Gosh this is gloomy... 40 years and 600 billion to clean the mess up ??!!
http://www.reuters.com/article/2013/03/08/us-japan-fukushima-idUSBRE92417Y20130308
They are in a hurry.
http://truth-out.org/buzzflash/commentary/item/18208-nuclear-crisis-at-fukushima-could-spew-out-more-than-15-000-times-as-much-radiation-as-hiroshima-bombing
If the building collapses, then it'll be a lot harder to remove the fuel rods. Or they could break. Or fission... gosh.
Perhaps this is good news, recently they've removed 1 of the fuel rods:
http://motherboard.vice.com/blog/the-first-nuclear-fuel-rods-were-successfully-removed-from-fukushima
I wonder if they can remove all of them... some think not.
https://www.commondreams.org/headline/2013/10/24-3
Although note that this article is severely biased by a leftist spokesman. There are a few quotes from nuclear experts in there which are worthwile, they say that there's a possibility for more leaking of nuclear material if one of the rods ruptures, and that it would mean that some nuclear material would be impossible to recover once it leaks out. The most hyped statements about the possibility of an explosion, comes from an activist... now we all know that their vision isnt' necessarily contrained by reality.
Oh wait, the article links to an expert who is also voicing concern.
http://rt.com/news/fukushima-apocalypse-fuel-removal-598/
I quote: "could result in a criticality if the rods come into close proximity to one another". But is this even possible? If they're removing the rods one at a time, they cannot come close to each other, or can they? Maybe if they drop one of the rods on top of another one, but they're not going to do that, are they?
I quote: "chain reaction process could be self-sustaining and go on for a long time." So the expert doesn't expect a huge nuclear explosion, but something else. A mass of burning nuclear material that will release copious amounts of pollutions for a long time. Maybe like Chernobyl? It doesn't say.
I quote: "In a fuel pool containing damaged rods and racks, it could potentially start up on its own at anytime. TEPCO has been incredibly lucky that this hasn't happened so far. " So basically we're overdue for a disaster.
I quote: " Chernobyl was one reactor, in a rural area, a quarter of the size of one of the reactors at Fukushima. There was no 'spent fuel pool' to worry about" So the problem is a lot bigger than Chernobyl.

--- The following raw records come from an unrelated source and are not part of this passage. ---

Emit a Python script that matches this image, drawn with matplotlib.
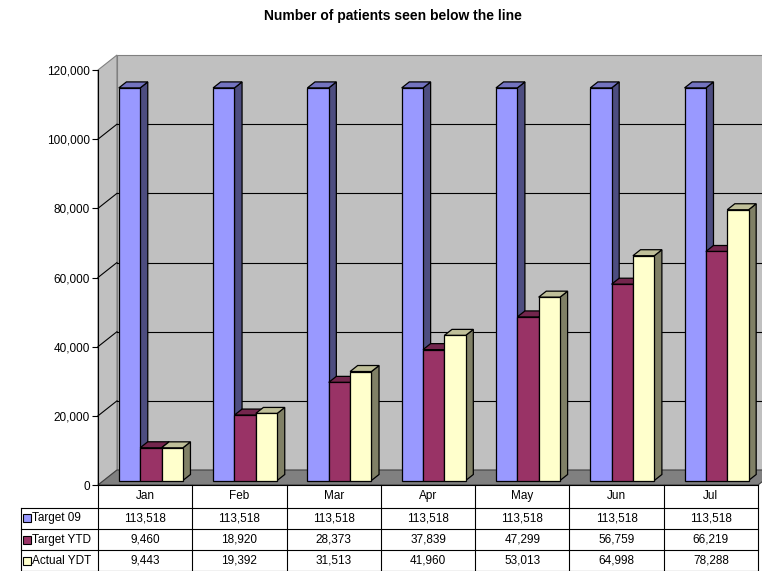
import matplotlib.pyplot as plt
from matplotlib.patches import Polygon, Rectangle
from matplotlib.ticker import FuncFormatter

plt.rcParams['font.family'] = ['Liberation Sans', 'DejaVu Sans']

months = ['Jan', 'Feb', 'Mar', 'Apr', 'May', 'Jun', 'Jul']
series_names = ['Target 09', 'Target YTD', 'Actual YDT']
target_09 = [113518, 113518, 113518, 113518, 113518, 113518, 113518]
target_ytd = [9460, 18920, 28373, 37839, 47299, 56759, 66219]
actual_ydt = [9443, 19392, 31513, 41960, 53013, 64998, 78288]
y_ticks = [0, 20000, 40000, 60000, 80000, 100000, 120000]

series = [target_09, target_ytd, actual_ydt]
face_col = ['#9999ff', '#993366', '#ffffcc']
side_col = ['#4d4d80', '#4d1a33', '#808066']
top_col = ['#7373bf', '#73264d', '#bfbf99']

W, H = 762, 571
fig = plt.figure(figsize=(W / 100, H / 100), dpi=100)
ax = fig.add_axes([98 / W, 86 / H, 660 / W, 415 / H])
ax.set_xlim(0, 7)
ax.set_ylim(0, 120000)
ax.patch.set_visible(False)

# depth of the 3d box (x in categories, y in values)
dx = 19 / 660 * 7
dy = 15 / 415 * 120000
ymax = y_ticks[-1]

# walls and floor
ax.add_patch(Polygon([(0, 0), (dx, dy), (dx, ymax + dy), (0, ymax)],
                     closed=True, fc='#c0c0c0', ec='#808080', lw=0.8, zorder=0, clip_on=False))
ax.add_patch(Rectangle((dx, dy), 7, ymax, fc='#c0c0c0', ec='#808080', lw=0.8,
                       zorder=0, clip_on=False))
ax.add_patch(Polygon([(0, 0), (7, 0), (7 + dx, dy), (dx, dy)],
                     closed=True, fc='#808080', ec='#404040', lw=0.8, zorder=0.5, clip_on=False))

# gridlines on back and side wall
for v in y_ticks[1:-1]:
    ax.plot([dx, 7 + dx], [v + dy, v + dy], color='black', lw=0.8, zorder=1, clip_on=False)
    ax.plot([0, dx], [v, v + dy], color='black', lw=0.8, zorder=1, clip_on=False)


def bar3d(x0, x1, h, f0, f1, k, z):
    sx0, sy0 = f0 * dx, f0 * dy
    sx1, sy1 = f1 * dx, f1 * dy
    front = [(x0 + sx0, sy0), (x1 + sx0, sy0), (x1 + sx0, h + sy0), (x0 + sx0, h + sy0)]
    side = [(x1 + sx0, sy0), (x1 + sx1, sy1), (x1 + sx1, h + sy1), (x1 + sx0, h + sy0)]
    top = [(x0 + sx0, h + sy0), (x1 + sx0, h + sy0), (x1 + sx1, h + sy1), (x0 + sx1, h + sy1)]
    for pts, c in ((side, side_col[k]), (top, top_col[k]), (front, face_col[k])):
        ax.add_patch(Polygon(pts, closed=True, fc=c, ec='black', lw=0.9,
                             joinstyle='miter', zorder=z, clip_on=False))


bw = 0.2264
gap = (1 - 3 * bw) / 2
z = 2
for i in range(len(months)):
    for k, vals in enumerate(series):
        x0 = i + gap + k * bw
        bar3d(x0, x0 + bw, vals[i], 0.3, 0.7, k, z)
        z += 1

ax.set_xticks([])
ax.set_yticks(y_ticks)
ax.yaxis.set_major_formatter(FuncFormatter(lambda v, p: f'{int(v):,}'))
ax.tick_params(axis='y', length=4.5, width=0.8, pad=1.5, labelsize=8.5)
for s in ('top', 'right'):
    ax.spines[s].set_visible(False)
ax.spines['left'].set_zorder(50)
ax.spines['bottom'].set_zorder(50)

fig.text(393 / W, 1 - 16 / H, 'Number of patients seen below the line',
         ha='center', va='center', fontsize=10, fontweight='bold')

# data table under the chart
x_left = -(98 - 20.7) / (660 / 7)
tax = fig.add_axes([20.7 / W, 0, (758 - 20.7) / W, 86 / H])
tax.set_xlim(x_left, 7)
tax.set_ylim(86, 0)
tax.axis('off')
rows = [0, 22.5, 44, 65, 86]
for i in range(len(months) + 1):
    tax.plot([i, i], [0, 86], color='black', lw=0.8, clip_on=False)
tax.plot([x_left, x_left], [rows[1], 86], color='black', lw=0.8, clip_on=False)
for r in rows[1:-1]:
    tax.plot([x_left, 7], [r, r], color='black', lw=0.8, clip_on=False)
tax.plot([x_left, 7], [86, 86], color='black', lw=0.8, clip_on=False)

for i, m in enumerate(months):
    tax.text(i + 0.5, (rows[0] + rows[1]) / 2, m, ha='center', va='center', fontsize=8.5)

px = 660 / 7
for k, vals in enumerate(series):
    yc = (rows[k + 1] + rows[k + 2]) / 2
    tax.add_patch(Rectangle((x_left + 2 / px, yc - 4), 8 / px, 8, fc=face_col[k],
                            ec='black', lw=0.8, clip_on=False))
    tax.text(x_left + 11 / px, yc, series_names[k], ha='left', va='center', fontsize=8.5)
    for i, v in enumerate(vals):
        tax.text(i + 0.5, yc, f'{v:,}', ha='center', va='center', fontsize=8.5)

fig.savefig('out.png', dpi=100)
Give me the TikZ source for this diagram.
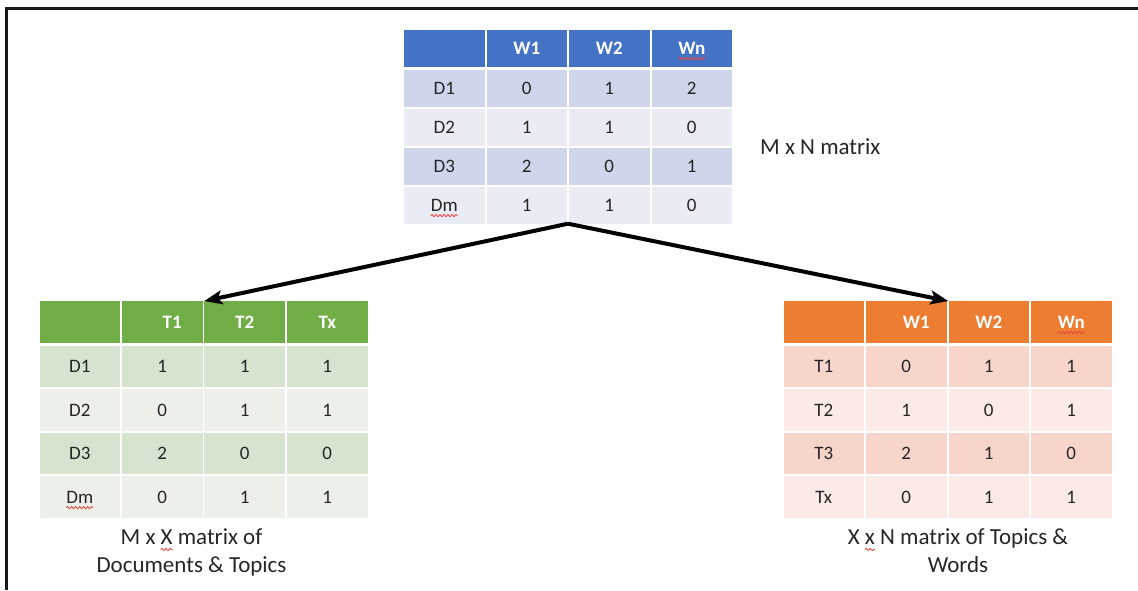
\documentclass[tikz,border=0pt]{standalone}
\usepackage{fontspec}
\setmainfont{Carlito}
\usepackage{tikz}
\usetikzlibrary{matrix, positioning, arrows.meta, decorations.pathmorphing}

\definecolor{blueHead}{HTML}{4472C4}
\definecolor{blueDark}{HTML}{CFD5EA}
\definecolor{blueLight}{HTML}{E9EBF5}
\definecolor{greenHead}{HTML}{70AD47}
\definecolor{greenDark}{HTML}{D5E3CF}
\definecolor{greenLight}{HTML}{EBF1E9}
\definecolor{orangeHead}{HTML}{ED7D31}
\definecolor{orangeDark}{HTML}{F8D5CA}
\definecolor{orangeLight}{HTML}{FBEAE6}
\definecolor{spellred}{HTML}{E8453C}

% red wavy underline under a word
\newlength{\wavewd}
\newcommand{\spellwave}[1]{\settowidth{\wavewd}{#1}%
  \rlap{\tikz[overlay, baseline=0pt]\draw[spellred, line width=0.8pt, decorate,
    decoration={snake, amplitude=1.2pt, segment length=4pt}] (0pt,-4.5pt) -- (\wavewd,-4.5pt);}#1}

\tikzset{
  cell/.style={minimum width=80.5pt, inner sep=0pt, anchor=center, text=black!85,
    font=\fontsize{19}{23}\selectfont},
  head/.style={text=white, font=\fontsize{19}{23}\selectfont\bfseries},
  tab/.style n args={4}{%
    matrix of nodes, nodes in empty cells,
    inner sep=0pt, column sep=2pt, row sep=2pt,
    nodes={cell, minimum height=#4, fill=#3},
    row 1/.style={nodes={head, fill=#1}},
    row 2/.style={nodes={fill=#2}},
    row 4/.style={nodes={fill=#2}}},
  caption/.style={font=\fontsize{23}{28}\selectfont, align=center, inner sep=0pt, text=black!85},
  split/.style={->, line width=4pt},
}

\begin{document}
\begin{tikzpicture}[x=1pt, y=-1pt, >={Stealth[length=18pt, width=14pt, inset=4pt]}]
  \useasboundingbox (0,0) rectangle (1138,590);
  \draw[line width=2.5pt, black!90] (6.5,590) |- (1138,8.5);

  \matrix (docword) at (568,126.5) [tab={blueHead}{blueDark}{blueLight}{37pt}]
    {
          & W1 & W2 & \spellwave{Wn} \\[1pt]
      D1  & 0  & 1  & 2  \\
      D2  & 1  & 1  & 0  \\
      D3  & 2  & 0  & 1  \\
      \spellwave{Dm} & 1 & 1 & 0 \\
    };
  \node[caption, anchor=base west] (mxn) at (760,154) {M x N matrix};

  \matrix (doctopic) at (203.5,409.5) [tab={greenHead}{greenDark}{greenLight}{41.5pt}]
    {
          & \hspace*{20pt}T1 & T2 & Tx \\[1pt]
      D1  & 1  & 1  & 1  \\
      D2  & 0  & 1  & 1  \\
      D3  & 2  & 0  & 0  \\
      \spellwave{Dm} & 0 & 1 & 1 \\
    };
  \node[caption, below=11pt of doctopic, xshift=-12pt] (mxx)
    {M x \spellwave{X} matrix of\\Documents \& Topics};

  \matrix (topicword) at (947.5,409.5) [tab={orangeHead}{orangeDark}{orangeLight}{41.5pt}]
    {
          & \hspace*{20pt}W1 & W2 & \spellwave{Wn} \\[1pt]
      T1  & 0  & 1  & 1  \\
      T2  & 1  & 0  & 1  \\
      T3  & 2  & 1  & 0  \\
      Tx  & 0  & 1  & 1  \\
    };
  \node[caption, below=11pt of topicword, xshift=10.5pt] (xxn)
    {X \spellwave{x} N matrix of Topics \&\\Words};

  \draw[split] (docword.south) -- (doctopic-1-3.north west);
  \draw[split] (docword.south) -- (topicword-1-3.north west);
\end{tikzpicture}
\end{document}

Gosh such an expert is such a "relief" compared to all the scaremongering. It's bad, but maybe not as bad as the worst some people want us to believe. Oh wait... further in the article the expert says that billions of people could die because of radiation, in the worst case scenario...
Gosh... let's hope that won't happen.
Anyway... I thought they had things under control... but it's a bad situation. If the scaremongerers are right then it looks like they're taking a huge gamble with as worst-case outcome that the whole of Japan must be evacuated. This poses an interesting problem. Where do you put over 100 million people overnight? Are there enough hotel-rooms available for so many people?
But should we put our trust in scaremongers... I don't think so. They want to make us believe there's an atomic bomb buried there, which could irradiate the whole earth. But the fissionable material is not nearly dense enough to go critical like that... but still, it still has the potential to be worse than Chernobyl if I understand the expert correctly.
I quote: "We have three 100-ton melted fuel blobs underground, but where exactly they are located, no one knows." Oow... so the expert says they will will only need to remove the spent fuel cells. The ones in the actual nuclear reactor have already molten down and are somewhere under ground, nobody knows where...
Gosh... I'm getting confused. I thought there hadn't been any meltdown. Is this story about reality or just a worst-case scenario?
Oh there actually was !!!
http://science.time.com/2011/05/24/what-fukushima%E2%80%99s-triple-meltdown-means/
How the &%# could I've missed that...
Ok I understand better now, why people were scared when the geiger counters went off globally last week. Sorry that I took it so lightly.
And even after the fuel rods are removed, they still present a clear danger... just in a different location.
http://www.bbc.co.uk/news/science-environment-23779561
But there are also funny stories like these:
http://concienciaradio.com/fukushima/shimatsu_nuke_explosion_possible_at_fukushima.html
Those people have a vivid imagination, not limited by any knowledge of the most basic of physics... like Fukushima can melt the whole world, that's just crazy talk.
Or this...
http://topinfopost.com/2014/01/03/underground-nuclear-explosion-at-crippled-japan-atomic-plant-shocks-world
That is obviously a joke. It's based on a report about normal earthquakes in the vicinity of Fukushima, not at Fukushima... and note the picture with the Fukushima melt-through point !!!